In the backyard of my grandparents' house on the island of Sardinia, off the western coast of Italy, there was a fig tree. There is a fig tree. It’s still there, even if bits of it live miles, oceans, continents away. A gnarled stump twists its way upward and gives way to big, dark green leaves like gecko palms. In unison they form a formidable army, a dense cloud under which hide tender and delicate fruits, summer’s final rain. The figs perch in groups of three or four, swelling at the bottoms, threatening to fissure under the weight of their juice.
Figs don't reveal their beauty to the world. They flower inward instead of outward and the rosy squiggles that populate their centers are but unopened blooms that reach for each other rather than toward you. In that, they're elusive. They don't seek approval. An amber droplet might escape a fig when its sweetness is too much to contain, but otherwise it exists to be discovered.
Where my dad grew up in Italy, most things are rugged—the people, the roads, the cheeses—and figs are no exception. Their trees line most roads and drop overripe fruit where they sit on the sidewalk collecting flies and oozing sugar.
Once, on a long walk, my grandfather reached for a branch sagging with figs and twisted off a bulging purple pouch. A small speckle of what looked like milk appeared where the fruit had been separated from the tree. He handed it to me, motioned with two nods. It was larger than my palm. I cupped it and bit into it like an apple. My first fig didn't drip down my forearms like a watermelon or stain my teeth like strawberries. It coated my lips and fingers with a honey-like syrup that lingered hours after Nonno and I had returned from our walk.
Summers in Sardinia were always like this, slow and unintentional, full of small eating breaks.
After walks with Nonno, I'd fall into a hammock, stomach swollen with sweet-bellied figs, the only obvious summer snack in Italy. Dreams don’t come easy in the afternoon, but I’d awake from my shade-bound slumber to the sound of branches snapping, leaves fluttering—and a soft fig hitting me on my chest with a thud (my grandfather having just tossed me the saccharine alarm clock to wake me for a game of cards).
One summer, my mother’s parents, visiting from Dallas, came to stay with us at Nonno and Nonna's. They'd never seen ocean water so crystal clear, or watched herds of sheep bleat from their windows. And they’d never held figs so big you needed two hands to pry them from their branches.
As neither set of grandparents knew a word of the other's language, the four "spoke" instead in hums and gestures. With all that humming and gesturing, it wasn't uncommon for miscommunication to brew. When this happened, we bilingual grandkids would step in to smooth things out.

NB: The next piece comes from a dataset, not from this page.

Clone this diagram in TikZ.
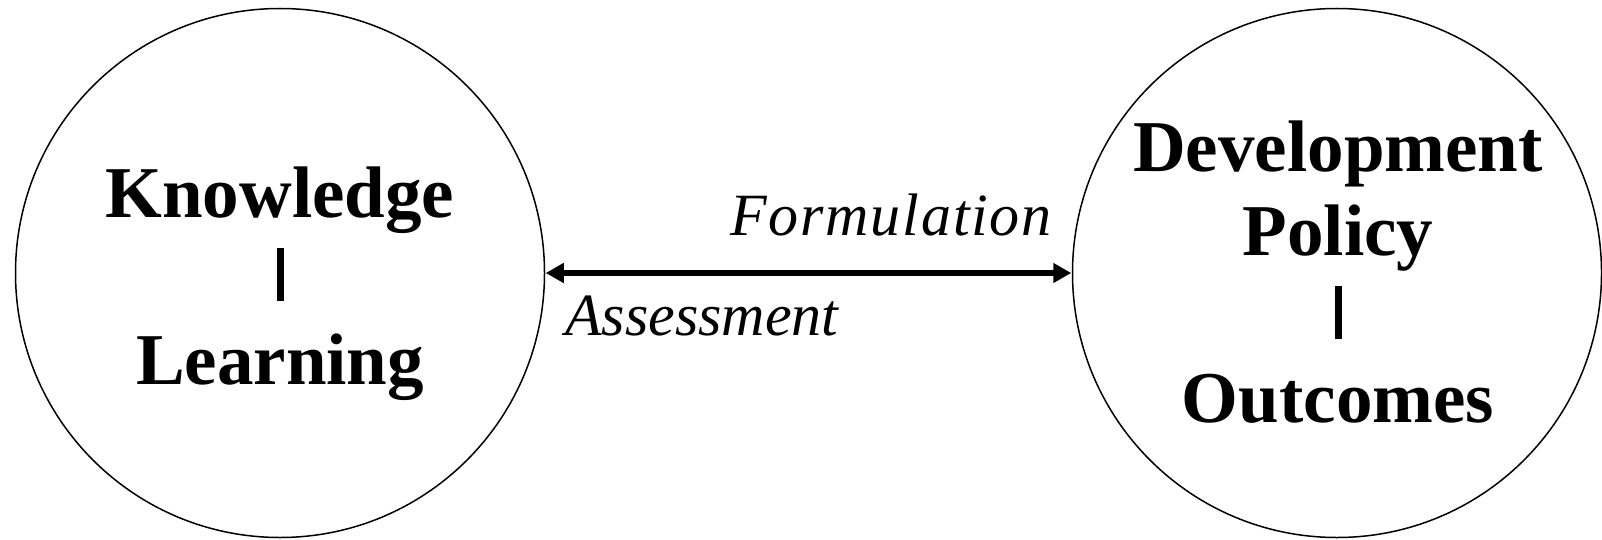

In the absence of language, food became an easy (and perhaps, the only) option for a back and forth between in-laws who had so much to say to each other, but so few words to say them with. Here, try this was a big one (the double nod): an extra spoonful of yogurt in the morning, a generous grating of pecorino on another's pasta. Where one side offered food, the other responded with halting thumbs up, toothy smiles, approving stomach rubs. Delicious. Eventually I taught my American grandparents to stick their pointer fingers into their cheeks and twist. Means: I like this. They'd twist until small red dots appeared on the sides of their faces.
At the end of the summer, as we packed our suitcases to fly back across the Atlantic, my Nonno shuffled into our room. He handed me something as long and as thin as my forearm, wrapped in a kitchen towel.
"Give this to your grandfather," he told me in Italian. "And make sure he plants it in his backyard as soon as he gets home."
When I turned to my other grandfather to translate, he smiled and said, "I got it."
They both looked at each other, a transcontinental understanding. We watched as my American grandfather carefully nestled the branch between the folds of his clothes.
Back home, my grandfather planted the branch in the warm Texas peat behind their house, where it sprouted from the earth like a staff. As our visit to the Mediterranean threatened to fade with time, the transplanted tree began to fruit.
Years later, that fig tree still casts a shadow across my grandparents' backyard. The fruit are not as robust as the ones that dawdle in the Sardinian sun, but they’re sweet and fleshy all the same. We gather under the branches sometimes and shake the figs to the ground, eat them with yogurt and honey drizzled on top. Summers are much longer in Dallas, so figs are a multi-month affair thanks to that tree.
They flower inward instead of outward and the rosy squiggles that populate their centers are but unopened blooms that reach for each other.
Every summer I can walk into my grandparents' kitchen and know that there's a bowl of fresh figs waiting for me on the counter. I like to sit alone and savor them with nothing more than a cloth napkin laid underneath. Even here in Texas, miles away from Sardinia, they are, for me, the only obvious summer dessert.
And I find it strange that a tree, the same tree, that once held such specific significance for me of one person and of one place—my Nonno and his island in the Mediterranean—has now been bifurcated, cloned. What was the memory of one grandfather is now the symbol of both. Their humors aren’t quite the same, and they speak in sharply different tongues. One drinks espresso, the other drip coffee. One watches football, the other baseball. Yet when I sit down to eat these figs, I know that with each of them, wherever I am, I’m eating from the same exact tree.